13th January 2026
As Scotland approaches the May Holyrood election, the Scottish National Party faces one of its most serious governing challenges in nearly two decades in power: a growing budget deficit.
With limited fiscal flexibility and rising demands on public services, Finance Secretary Shona Robison must balance economic reality with political survival.
Whether the SNP can remain competitive will depend less on eliminating the deficit — which is unlikely in the short term — and more on how convincingly Robison manages, explains, and politically frames the situation.
The Scottish budget is constrained by structural factors largely outside Holyrood's control. While the Scottish Government has some devolved tax powers, it remains heavily dependent on the UK Government’s block grant and bound by the fiscal framework agreed with Westminster.
Rising public-sector costs, demographic pressures, and weaker-than-expected revenue growth have created a persistent funding gap, estimated by independent analysts to be around £1 billion and potentially growing.
Robison has already been forced to introduce emergency savings and tighter spending controls to ensure the budget balances, a legal requirement for devolved government.
Against this backdrop, the SNP’s electoral challenge is not simply technical but political. Voters are less likely to judge the government on abstract deficit figures than on lived experience: NHS waiting times, the cost of living, public transport, and household bills.
One of Robison’s key strategies, therefore, is to focus spending decisions on highly visible and politically salient priorities. By emphasising increased NHS funding, measures to tackle child poverty, and cost-of-living support, the SNP can argue that it is protecting the most vulnerable and prioritising frontline services, even in difficult financial circumstances.
Tax policy will also play a central role. The SNP has positioned itself as willing to use progressive taxation, but broad tax rises carry political risks, particularly among middle-income earners. Robison’s more likely approach is targeted adjustment: correcting tax thresholds, offering limited reliefs, and avoiding dramatic changes that could alienate key voter groups. This allows the SNP to maintain its social-democratic credentials while minimising electoral backlash.
Equally important is narrative control. The SNP has consistently argued that Scotland’s financial difficulties are shaped by UK-wide economic decisions, including austerity legacies and UK tax and spending choices.
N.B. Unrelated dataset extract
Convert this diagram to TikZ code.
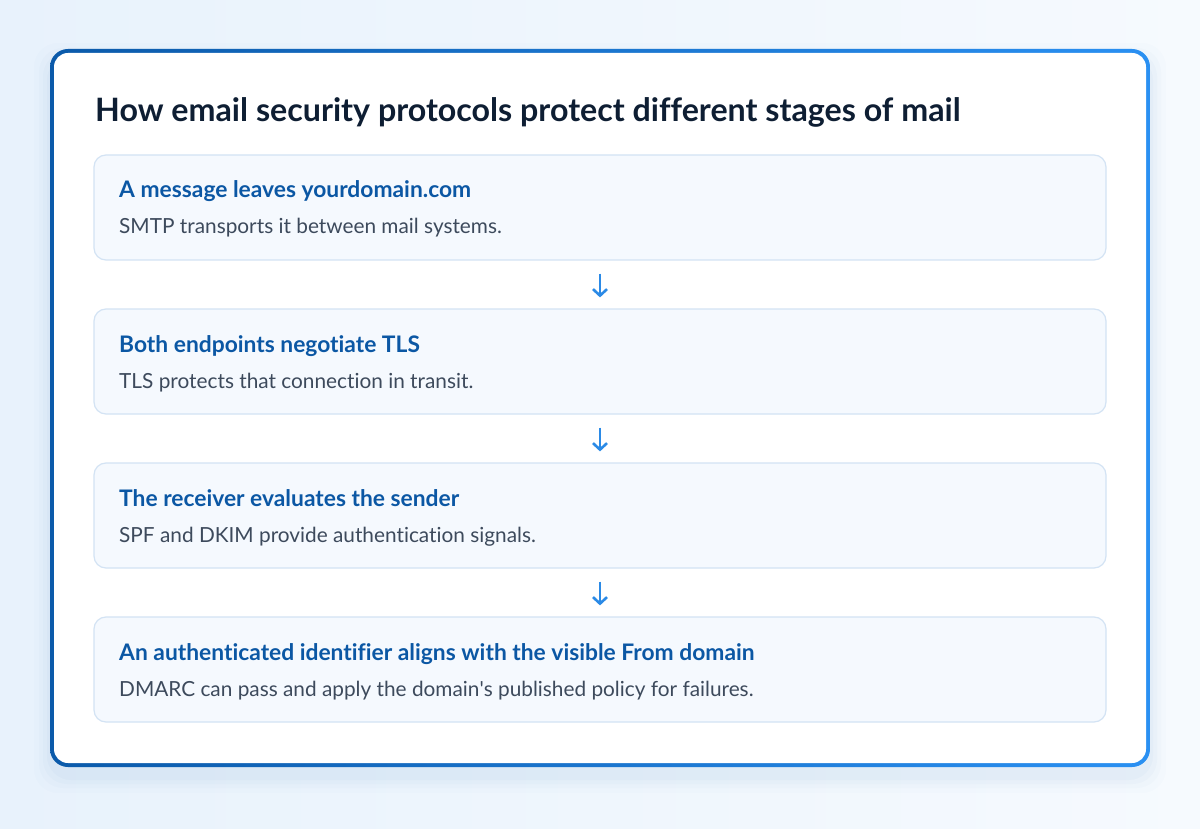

By framing the budget deficit as a consequence of structural constraints imposed by Westminster, Robison can shift responsibility away from Holyrood while reinforcing the SNP’s broader constitutional argument that Scotland would be better served with greater fiscal autonomy. While independence itself may not dominate the election campaign, the theme of limited powers remains central to SNP messaging.
Robison has also sought to project competence and stability by ensuring the budget passes with minimal parliamentary drama. Securing tacit or explicit cooperation from opposition parties, particularly Labour, helps the SNP present itself as a responsible governing party rather than one mired in deadlock.
In an election context, this reinforces the image of the SNP as the default party of government, capable of navigating complex challenges even without a majority.
However, risks remain significant. Local government pressures, council tax rises, and service cuts could undermine the SNP’s claims of protection and progress.
Opposition parties are already framing the deficit as evidence of long-term SNP mismanagement rather than external constraint. After nearly 20 years in power, the argument that Westminster is solely to blame may resonate less strongly with voters who increasingly expect accountability from Holyrood itself.
Ultimately, Shona Robison’s task is not to eliminate the budget deficit before the election, but to persuade voters that the SNP is managing it fairly, competently, and in line with public priorities.
If she can convince the electorate that difficult choices are being made responsibly — and that the alternative would be worse — the SNP can remain competitive in May. Failure to do so risks reinforcing a growing perception that the party has run out of answers after too long in office.